The best parenting in the world can’t keep certain students from “hitting the wall” at points along their odyssey of the formal education system. Dropping grades, distracting social issues, depression, anxiety and withdrawal, acting out, school refusal, irritability, opposition and defiance, drug and alcohol use — “hitting the wall” can take many forms, from subtle to overtly destructive, and can occur at seemingly any point in the student’s traverse of formal education.

When parents, teachers, coaches and all other well-meaning adults in the student’s life have exhausted the usual methods employed to support and motivate the struggling young person, “incentivizing” that student to be more successful inevitably becomes a failed stew of strict consequences and ultimatums mixed with accommodating and covering for the student’s “shortcomings.” Meanwhile, their struggles take on more alarming significance.

It’s best to see this faltering as a transition or adjustment to something novel in the student’s environment that is taxing to his or her developmental skills at that point in time. It’s equally important to try to resist the natural inclination to attribute these struggles to some less-than-desirable feature of the student’s character.

Most children and adolescents thrive in the warm glow of affirmation. Struggling students don’t typically choose behaviors that result in a painful cycle of negative feedback.

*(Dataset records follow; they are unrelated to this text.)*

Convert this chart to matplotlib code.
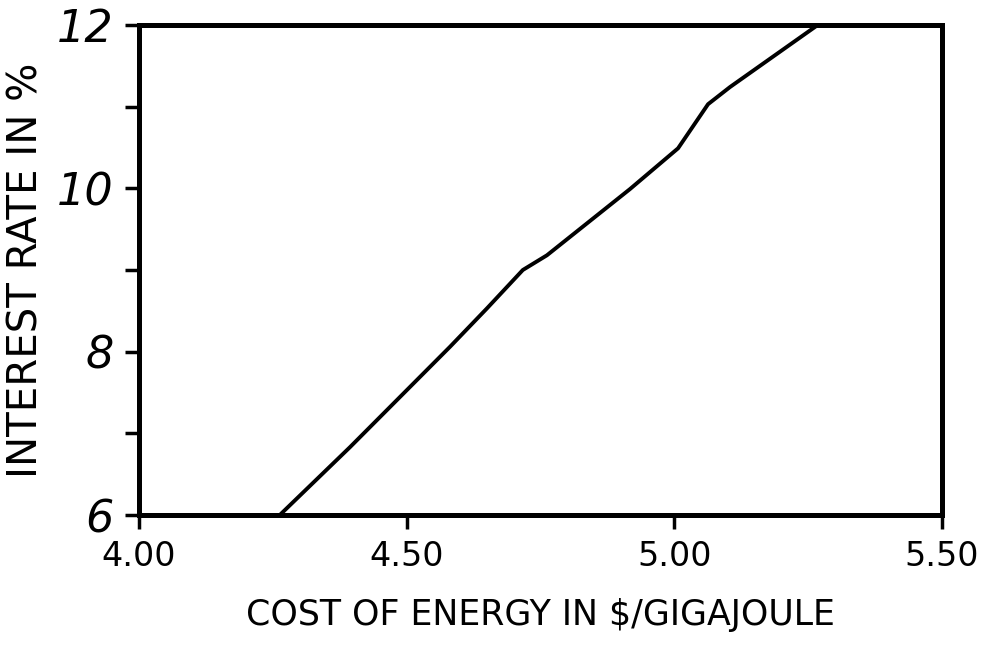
import numpy as np
import matplotlib
matplotlib.use("Agg")
import matplotlib.pyplot as plt

# curve
cost = [4.263, 4.394, 4.581, 4.650, 4.717, 4.762, 4.917, 5.007, 5.063, 5.104, 5.268]
rate = [6.00, 6.83, 8.06, 8.53, 9.00, 9.18, 9.99, 10.49, 11.03, 11.24, 12.00]

x_ticks = [4.00, 4.50, 5.00, 5.50]
x_labels = ["4.00", "4.50", "5.00", "5.50"]
y_ticks = [6, 7, 8, 9, 10, 11, 12]
y_labels = ["6", "", "8", "", "10", "", "12"]

plt.rcParams['font.family'] = ['DejaVu Sans']

fig = plt.figure(figsize=(9.9, 6.47), dpi=100)
ax = fig.add_axes([0.1404, 0.204, 0.8111, 0.7574])

ax.plot(cost, rate, color='black', linewidth=2.8, solid_capstyle='round')

ax.set_xlim(4.0, 5.5)
ax.set_ylim(6, 12)
ax.set_xticks(x_ticks)
ax.set_xticklabels(x_labels, fontsize=24)
ax.set_yticks(y_ticks)
ax.set_yticklabels(y_labels, fontsize=32, style='italic')

for s in ax.spines.values():
    s.set_linewidth(3.6)
    s.set_color('black')

ax.tick_params(axis='both', direction='out', width=2.5, color='black')
ax.tick_params(axis='y', length=10, pad=8)
ax.tick_params(axis='x', length=10, pad=8)

ax.set_xlabel("COST OF ENERGY IN $/GIGAJOULE", fontsize=25, labelpad=18)
ax.set_ylabel("INTEREST RATE IN %", fontsize=29, labelpad=8)

fig.savefig("out.png", dpi=100)
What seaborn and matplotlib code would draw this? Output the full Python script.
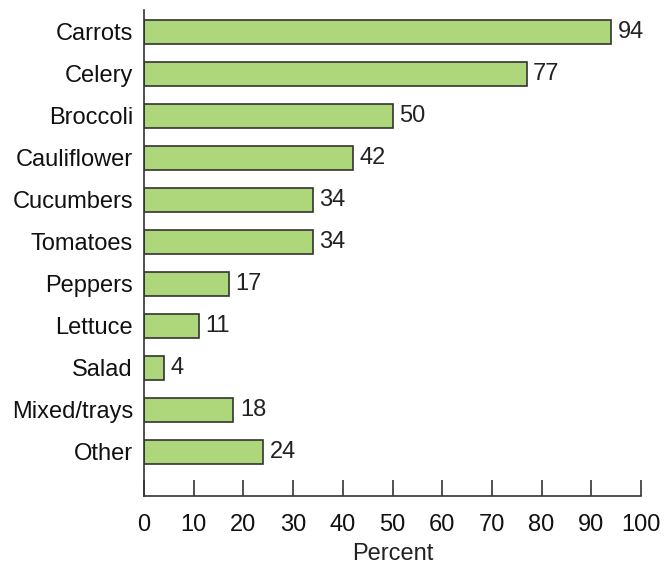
import pandas as pd
import matplotlib
matplotlib.use("Agg")
import matplotlib.pyplot as plt
import seaborn as sns

# Data
categories = ["Carrots", "Celery", "Broccoli", "Cauliflower", "Cucumbers", "Tomatoes",
              "Peppers", "Lettuce", "Salad", "Mixed/trays", "Other"]
percent = [94, 77, 50, 42, 34, 34, 17, 11, 4, 18, 24]
x_ticks = [0, 10, 20, 30, 40, 50, 60, 70, 80, 90, 100]

df = pd.DataFrame({"category": categories, "percent": percent})

sns.set_style("white")
plt.rcParams["font.family"] = ["Liberation Sans", "DejaVu Sans"]

fig = plt.figure(figsize=(6.64, 5.65), dpi=100)
ax = fig.add_axes([0.2169, 0.1221, 0.7485, 0.8602])

sns.barplot(data=df, x="percent", y="category", orient="h", color="#aed67a",
            saturation=1, edgecolor="#333333", linewidth=1.2, width=0.57, ax=ax)

fs = 17
for i, v in enumerate(percent):
    ax.text(v + 1.3, i, str(v), va="center", ha="left", fontsize=fs, color="#222222")

ax.set_xlim(0, 100)
ax.set_ylim(11.05, -0.52)
ax.set_xticks(x_ticks)
ax.set_xticklabels([str(t) for t in x_ticks], fontsize=fs, color="#111111")
ax.set_xlabel("Percent", fontsize=fs, color="#222222", labelpad=5)
ax.set_ylabel("")
ax.tick_params(axis="x", bottom=True, direction="in", length=11.5, width=1.2,
               color="#333333", pad=13)
ax.tick_params(axis="y", left=False, length=0, labelsize=fs, labelcolor="#111111", pad=8)

sns.despine(ax=ax, top=True, right=True)
for s in ["left", "bottom"]:
    ax.spines[s].set_color("#333333")
    ax.spines[s].set_linewidth(1.2)

fig.savefig("out.png", dpi=100)
plt.close(fig)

A more nuanced and informed understanding of the child or adolescent’s inherent capacities allows us to build a tool kit with strategies and skills that better equip the student to address environmental demands more effectively. Unaddressed or attributed to some failing in character, the student’s struggling behaviors can become part of an abiding set of maladaptive skills and a negative self concept that will serve no one well. So reach out to those who can help build those developmental tools and avoid judging that child or adolescent with labels better suited to describe character than unpack and understand capacity.